Friday, May 23, 2008

Library Fodder- 1001 Books

I'm sort of at an impasse on my reading list. The list hasn't disappeared, but sometimes my interest has waned. Like my Netflix queue, my public library wait list can get a little stale. So the great NY Times review Volumes to go Before You Die came just in the nick of time.

It's not the book, 1001 Books You Must Read Before You Die, so much as The List.

The book is British. Of course. The British love literary lists and the fights they provoke, so much so that they divide candidates for the Man Booker Prize into shortlist books and longlist books. In this instance Peter Boxall, who teaches English at Sussex University, asked 105 critics, editors and academics — mostly obscure — to submit lists of great novels, from which he assembled his supposedly mandatory reading list of one thousand and one. Quintessence, the British publishers, later decided that “books” worked better than “novels” in the title.

Even without Milton or Shakespeare, Professor Boxall has come up with a lot of books. Assume, for the sake of argument, that a reasonably well-educated person will have read a third of them. (My own score, tallied after I made this estimate, was 303.) That leaves 698 titles. An ambitious reader might finish off one a month without disrupting a personal reading program already in place. That means he or she would cross the finish line in the year 2063. At that point, upon reaching the last page of title No. 1,001, “Never Let Me Go” by Kazuo Ishiguro, death might come as a relief.

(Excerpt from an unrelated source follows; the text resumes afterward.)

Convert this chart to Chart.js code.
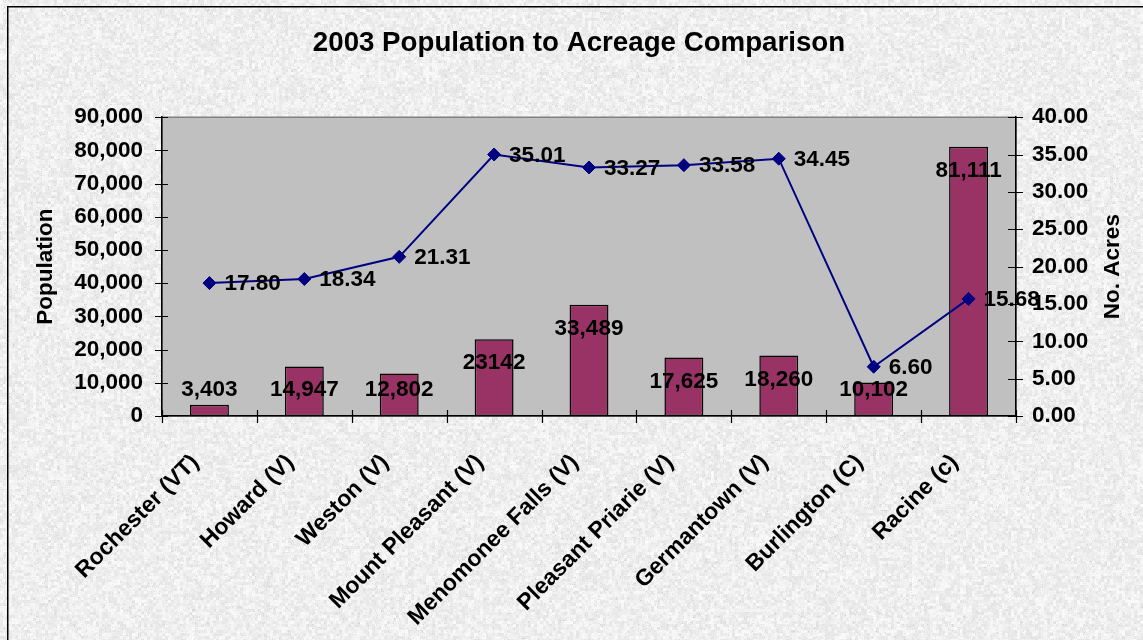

I haven't done a tally yet, though I suspect I'm more of a quarter to a third of the list through already (I've read Ian McEwan, but not eight of his novels). No matter, that leaves a good 700+ books to sift through and plug into the Brooklyn Public Library search page. I don't put much stake in the authority of these literary lists, but I do love finding new authors through them.

1 comment:

frugal zeitgeist said...

Aw, rats. I missed that article. I'll have to go digging around for it. Thanks for the heads up!